The City of Birmingham Symphony Orchestra performed at the National Center for the Performing Arts in Beijing on Jan 5 under the baton of conductor Vassily Sinaisky. [Photo provided to China Daily]

The City of Birmingham Symphony Orchestra has just concluded its first tour in China, from late December in Guangzhou, Changsha, Shanghai to Beijing on Jan 5. The orchestra, which is composed of around 85musicians, performed Elgar’s Enigma Variations as well as music of Tchaikovsky, Pablo de Sarasate and Dvorak under the baton of conductor Vassily Sinaisky.

“I have performed in China with London Philharmonic Orchestra and Moscow Philharmonic Orchestra many years ago.

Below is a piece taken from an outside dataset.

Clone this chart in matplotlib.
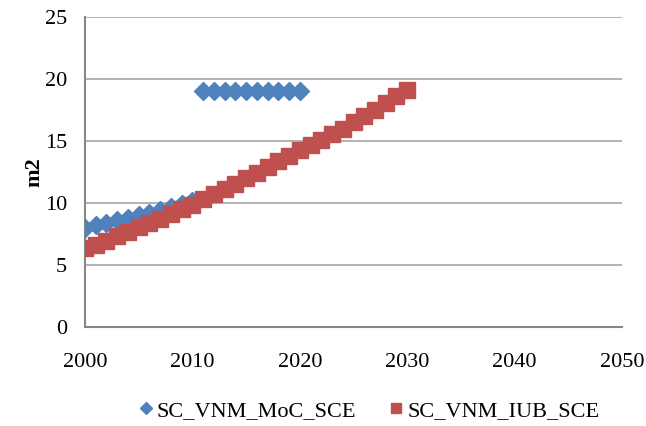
import matplotlib.pyplot as plt

plt.rcParams['font.family'] = ['Liberation Serif', 'DejaVu Serif']

# blue series: early rise, then flat block
moc_years_a = list(range(2000, 2011))
moc_vals_a = [8.0, 8.2, 8.4, 8.6, 8.8, 9.0, 9.2, 9.4, 9.65, 9.9, 10.15]
moc_years_b = list(range(2011, 2021))
moc_vals_b = [19.05] * 10

iub_years = list(range(2000, 2031))
iub_vals = [6.35, 6.6, 6.95, 7.3, 7.65, 8.05, 8.4, 8.75, 9.15, 9.5, 9.85,
            10.3, 10.7, 11.15, 11.55, 12.0, 12.45, 12.9, 13.35, 13.8, 14.25,
            14.65, 15.1, 15.55, 16.0, 16.5, 17.0, 17.5, 18.05, 18.6, 19.1]

moc_years = moc_years_a + moc_years_b
moc_vals = moc_vals_a + moc_vals_b

fig = plt.figure(figsize=(6.46, 4.26), dpi=100)
ax = fig.add_axes([85 / 646, 1 - 327 / 426, (622 - 85) / 646, (327 - 17) / 426])

ax.plot(moc_years, moc_vals, linestyle='none', marker='D', markersize=9,
        color='#4F81BD', label='SC_VNM_MoC_SCE', zorder=3)
ax.plot(iub_years, iub_vals, linestyle='none', marker='s', markersize=11,
        color='#C0504D', label='SC_VNM_IUB_SCE', zorder=3)

ax.set_xlim(2000, 2050)
ax.set_ylim(0, 25)
ax.set_xticks(range(2000, 2051, 10))
ax.set_yticks(range(0, 26, 5))
ax.yaxis.grid(True, color='#A6A6A6', linewidth=1.2)
ax.set_axisbelow(True)
for s in ['top', 'right']:
    ax.spines[s].set_visible(False)
for s in ['left', 'bottom']:
    ax.spines[s].set_color('#868686')
    ax.spines[s].set_linewidth(1.5)
ax.tick_params(length=0, labelsize=16)
ax.tick_params(axis='y', pad=13)
ax.tick_params(axis='x', pad=19)
ax.set_ylabel('m2', fontsize=16, fontweight='bold', labelpad=0)

fig.legend(loc='lower center', bbox_to_anchor=(0.568, -0.035), ncol=2, frameon=False,
           fontsize=16, handletextpad=0.0, columnspacing=1.3, markerscale=0.65,
           handlelength=1.0)

fig.savefig('out.png', dpi=100)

I am surprised to see that there are many young people come to our concerts during the tour,” says the conductor, who has been with CBSO for nearly 20 years. “We see lots of children come to our concerts. Their parents want their children to get classical music knowledge, not just for education but also for moral sense, which is very good for the future.”

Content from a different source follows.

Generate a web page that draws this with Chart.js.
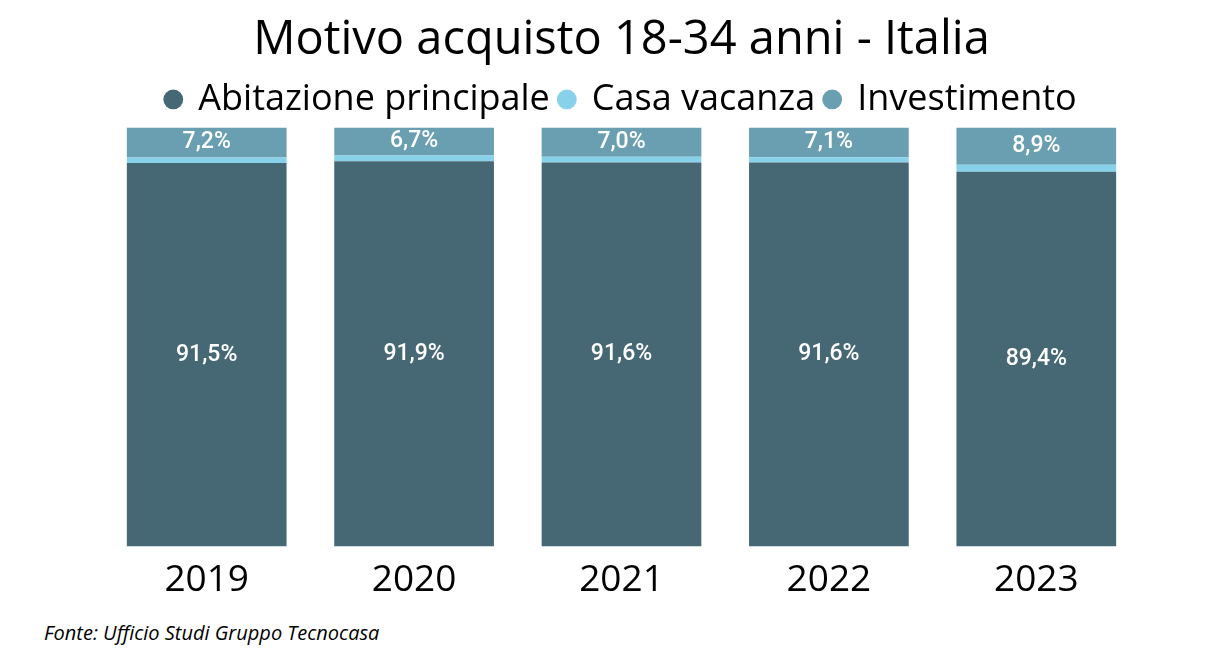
<!DOCTYPE html>
<html>
<head>
<meta charset="utf-8">
<script src="https://cdn.jsdelivr.net/npm/chart.js@4/dist/chart.umd.min.js"></script>
<style>
  html, body { margin: 0; padding: 0; background: #fff; }
  #wrap { position: relative; width: 1214px; height: 656px; }
  #fonte { position: absolute; left: 44px; top: 619px; font-family: "Open Sans", sans-serif; font-style: italic; font-size: 20px; color: #000; }
</style>
</head>
<body>
<div id="wrap">
  <canvas id="chart" width="1214" height="607"></canvas>
  <div id="fonte">Fonte: Ufficio Studi Gruppo Tecnocasa</div>
</div>
<script>
// data
const years = ['2019', '2020', '2021', '2022', '2023'];
const abitazione = [91.5, 91.9, 91.6, 91.6, 89.4];
const casaVacanza = [1.3, 1.4, 1.4, 1.3, 1.7];
const investimento = [7.2, 6.7, 7.0, 7.1, 8.9];

// draws the % values inside the segments (no datalabels plugin here)
const segLabels = {
  id: 'segLabels',
  afterDatasetsDraw(chart) {
    const ctx = chart.ctx;
    ctx.save();
    ctx.fillStyle = '#ffffff';
    ctx.font = '500 23px Roboto';
    ctx.textAlign = 'center';
    ctx.textBaseline = 'middle';
    chart.data.datasets.forEach((ds, i) => {
      if (!ds.showLabel) return;
      chart.getDatasetMeta(i).data.forEach((bar, j) => {
        const p = bar.getProps(['x', 'y', 'base'], true);
        const txt = ds.data[j].toFixed(1).replace('.', ',') + '%';
        ctx.fillText(txt, p.x, (p.y + p.base) / 2);
      });
    });
    ctx.restore();
  }
};

const ctx = document.getElementById('chart').getContext('2d');
const chart = new Chart(ctx, {
  type: 'bar',
  data: {
    labels: years,
    datasets: [
      { label: 'Abitazione principale', data: abitazione, backgroundColor: '#466874', showLabel: true },
      { label: 'Casa vacanza', data: casaVacanza, backgroundColor: '#87d1ea', showLabel: false },
      { label: 'Investimento', data: investimento, backgroundColor: '#6a9fb1', showLabel: true }
    ]
  },
  plugins: [segLabels],
  options: {
    responsive: false,
    animation: false,
    datasets: { bar: { categoryPercentage: 0.77, barPercentage: 1 } },
    layout: { padding: { left: 103, right: 74, top: 12, bottom: 0 } },
    plugins: {
      title: {
        display: true,
        text: 'Motivo acquisto 18-34 anni - Italia',
        color: '#000',
        font: { family: 'Open Sans', size: 47, weight: 'normal' },
        padding: { top: 0, bottom: 3 }
      },
      legend: {
        position: 'top',
        labels: {
          color: '#000',
          font: { family: 'Open Sans', size: 36 },
          usePointStyle: true,
          pointStyle: 'circle',
          boxWidth: 14,
          boxHeight: 14,
          padding: 10
        }
      },
      tooltip: { enabled: false }
    },
    scales: {
      x: {
        stacked: true,
        grid: { display: false },
        border: { display: false },
        ticks: { color: '#000', font: { family: 'Open Sans', size: 37 }, padding: 4 }
      },
      y: {
        stacked: true,
        display: false,
        min: 0,
        max: 100
      }
    }
  }
});
</script>
</body>
</html>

Based at Birmingham’s Symphony Hall, CBSO, which was founded by Birmingham’s civic leaders as away of restoring the city’s confidence immediately after the World War I, gave its first symphonic concert in 1920 and performs more than 100 concerts each year in Birmingham, around the UK and overseas.

“CBSO also manages three symphonic choruses, a community choir, a youth orchestra, and a music teaching program every year.We would love to bring our music teaching program to China in the future. It’s vital to train the next generation musicians,” says Stephen Maddock, chief executive of CBSO, who has been with the orchestra for 18 years.

As the sponsor of CBSO’s tour of China, the University of Birmingham, according to its vice-chancellor, Sir David Eastwood, also has a strong musical connection with China. The first original Chinese violin composition, titled Difficult Road (Xing Lu Nan), was composed in 1919 by the university’s famous geology alumnus Li Siguang (1889-1971).

The university’s relationship with China dates back to the foundation of the university. The first Chinese student joined the university in 1907 and there are now more than 14,000 Chinese alumni.